DATASET EXCERPT
▶

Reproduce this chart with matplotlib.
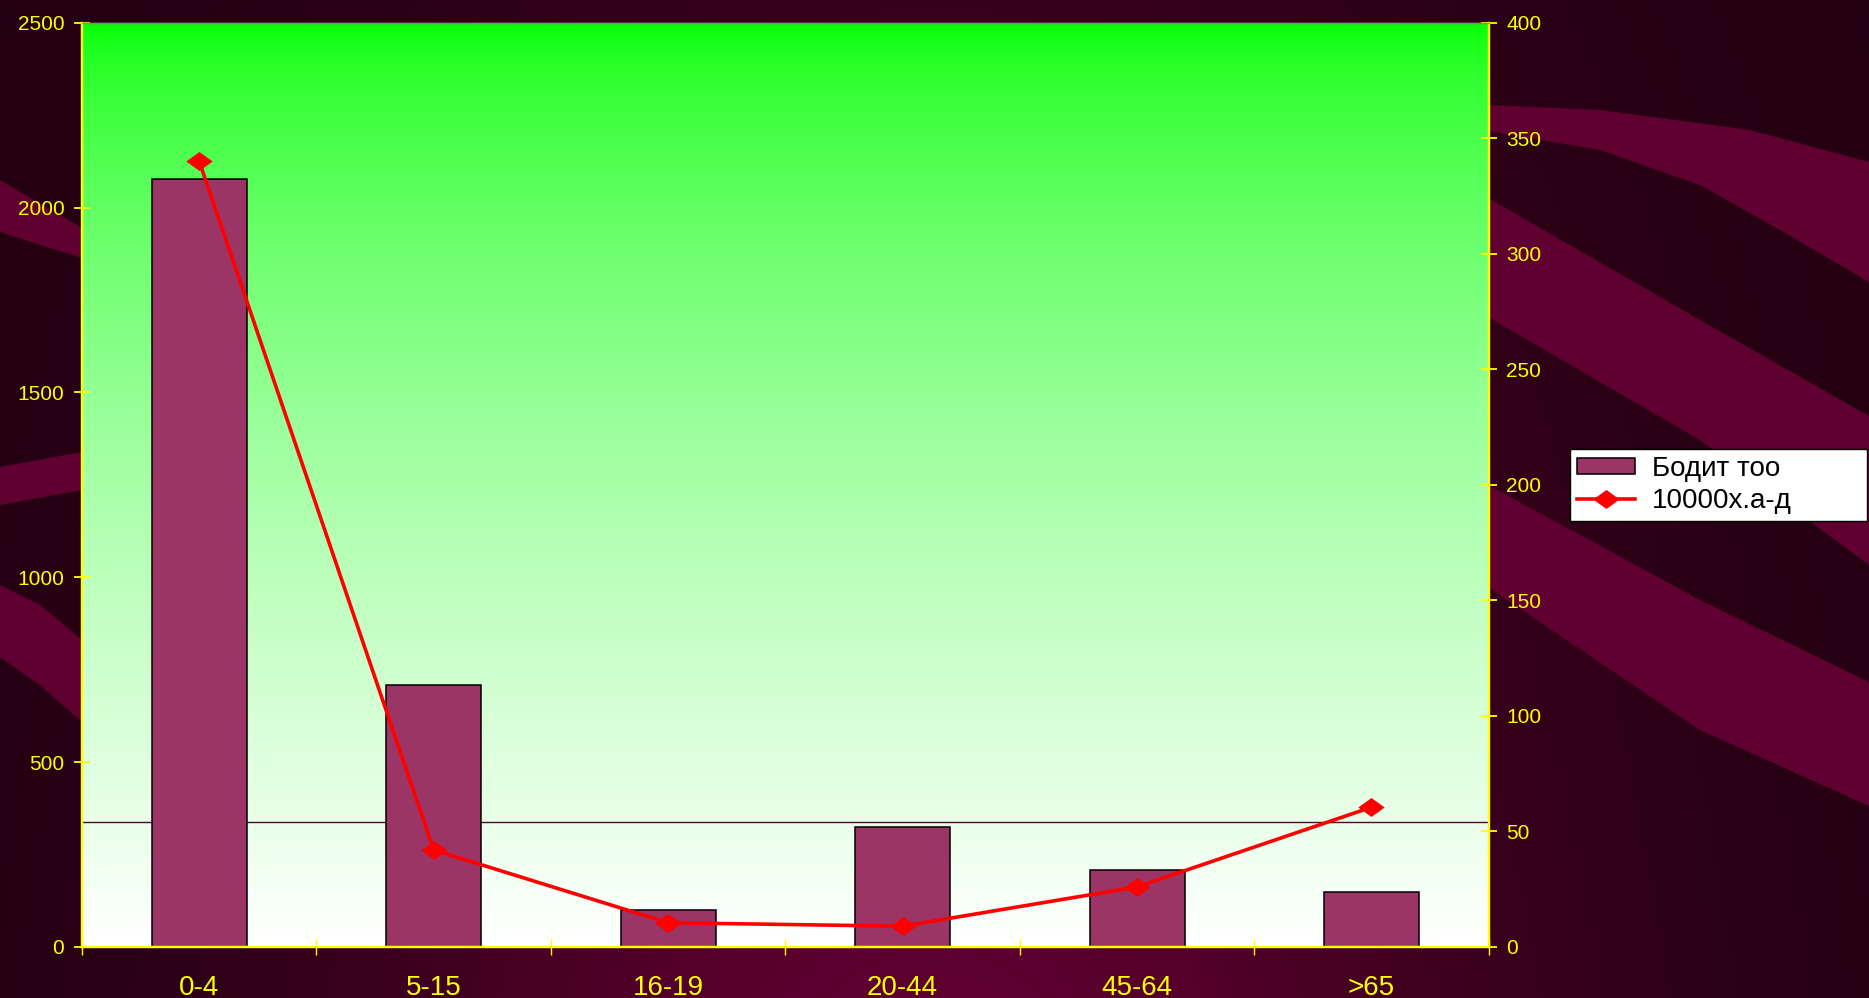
import numpy as np
import matplotlib as mpl
import matplotlib.pyplot as plt
from matplotlib.path import Path
from matplotlib.patches import Polygon

# Data
age_groups = ['0-4', '5-15', '16-19', '20-44', '45-64', '>65']
cases = [2078, 708, 100, 325, 208, 150]          # bars, left axis
rate_per_10000 = [340, 42, 10.5, 9, 26, 60.5]     # line, right axis
reference_level = 338                              # thin horizontal line, left axis

W, H = 1869, 998
fig = plt.figure(figsize=(W / 100, H / 100), dpi=100)
mpl.rcParams['font.family'] = ['Liberation Sans', 'DejaVu Sans']

yellow = '#ffff00'
bar_color = '#9b3566'
band_color = '#600030'

# ---- background (dark maroon with waves) ----
bg = fig.add_axes([0, 0, 1, 1], zorder=-10)
bg.set_xlim(0, W)
bg.set_ylim(H, 0)
bg.axis('off')
xx = np.linspace(0, 1, 400)[None, :]
yy = np.linspace(0, 1, 200)[:, None]
glow = np.exp(-((xx - 0.5) / 0.32) ** 2) * (0.35 + 0.65 * yy)
dark = np.array([0x22, 0x00, 0x10]) / 255
bright = np.array([0x5e, 0x00, 0x30]) / 255
img = dark + (bright - dark) * glow[..., None]
bg.imshow(img, extent=[0, W, H, 0], aspect='auto', zorder=0)

bands = [
    # (top edge, bottom edge) in figure pixels
    ([(0, 180), (82, 228)], [(82, 258), (0, 232)]),
    ([(0, 467), (82, 452)], [(82, 490), (0, 505)]),
    ([(0, 585), (40, 605), (82, 640)], [(82, 722), (40, 685), (0, 657)]),
    ([(1488, 105), (1600, 110), (1750, 130), (1869, 162)],
     [(1869, 282), (1780, 230), (1700, 185), (1600, 150), (1488, 131)]),
    ([(1488, 198), (1700, 320), (1869, 416)], [(1869, 565), (1700, 440), (1488, 317)]),
    ([(1488, 485), (1700, 600), (1869, 682)], [(1869, 806), (1700, 730), (1488, 587)]),
]
for top, bottom in bands:
    bg.add_patch(Polygon(top + bottom, closed=True, facecolor=band_color,
                         edgecolor='none', zorder=1))

# ---- plot area ----
left, right = 82 / W, 1488.7 / W
bottom, top = 1 - 947 / H, 1 - 22.7 / H
rect = [left, bottom, right - left, top - bottom]

grad_ax = fig.add_axes(rect, zorder=-5)
grad_ax.axis('off')
t = np.linspace(0, 1, 512)[:, None]
rb = t ** 0.6
grad = np.dstack([rb, np.ones_like(rb), rb])
grad_ax.imshow(grad, extent=[0, 1, 0, 1], aspect='auto')
grad_ax.set_xlim(0, 1)
grad_ax.set_ylim(0, 1)

ax1 = fig.add_axes(rect)
ax1.patch.set_visible(False)
x = np.arange(len(age_groups))
ax1.axhline(reference_level, color='#4a0a2a', lw=1, zorder=1)
ax1.bar(x, cases, width=0.405, color=bar_color, edgecolor='black',
        linewidth=1.1, label='Бодит тоо', zorder=2)
ax1.set_xlim(-0.5, len(age_groups) - 0.5)
ax1.set_ylim(0, 2500)
ax1.set_yticks(np.arange(0, 2501, 500))

ax2 = ax1.twinx()
diamond = Path([(-1, 0), (0, 0.72), (1, 0), (0, -0.72), (-1, 0)],
               [Path.MOVETO, Path.LINETO, Path.LINETO, Path.LINETO, Path.CLOSEPOLY])
ax2.plot(x, rate_per_10000, color='#ff0000', lw=2.6, marker=diamond,
         markersize=19, markeredgewidth=0, label='10000х.а-д', zorder=3)
ax2.set_ylim(0, 400)
ax2.set_yticks(np.arange(0, 401, 50))

for ax in (ax1, ax2):
    for side in ('left', 'right', 'bottom'):
        ax.spines[side].set_color(yellow)
        ax.spines[side].set_linewidth(1.6)
    ax.spines['top'].set_color('#888888')
    ax.spines['top'].set_linewidth(1)

ax1.set_xticks(x)
ax1.set_xticklabels(age_groups)
ax1.set_xticks(np.arange(-0.5, len(age_groups)), minor=True)
ax1.tick_params(axis='x', which='major', length=0, pad=20,
                labelsize=20, labelcolor=yellow)
ax1.tick_params(axis='x', which='minor', direction='inout', length=11.5,
                width=1, color=yellow)
ax1.tick_params(axis='y', direction='inout', length=11.5, width=1.3,
                color=yellow, labelcolor=yellow, labelsize=15, pad=7)
ax2.tick_params(axis='y', direction='inout', length=11.5, width=1.3,
                color=yellow, labelcolor=yellow, labelsize=15, pad=7)

h1, l1 = ax1.get_legend_handles_labels()
h2, l2 = ax2.get_legend_handles_labels()
leg = fig.legend(h1 + h2, l1 + l2, loc='upper left',
                 bbox_to_anchor=(1570 / W, 1 - 521 / H, (1867 - 1570) / W, 72 / H),
                 mode='expand', fontsize=20, frameon=True, fancybox=False,
                 framealpha=1, edgecolor='black', borderpad=0.25,
                 labelspacing=0.22, handlelength=2.1, handleheight=0.5,
                 handletextpad=0.6, borderaxespad=0)
leg.get_frame().set_linewidth(1)

fig.savefig('out.png', dpi=100)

◀

SHORT TASK
Extract the lines exactly, please: the first line of the listing, the line with "from matplotlib.patches import Polygon", and every line between them, but no pictures.

WRITTEN RESPONSE
Reproduce this chart with matplotlib.
import numpy as np
import matplotlib as mpl
import matplotlib.pyplot as plt
from matplotlib.path import Path
from matplotlib.patches import Polygon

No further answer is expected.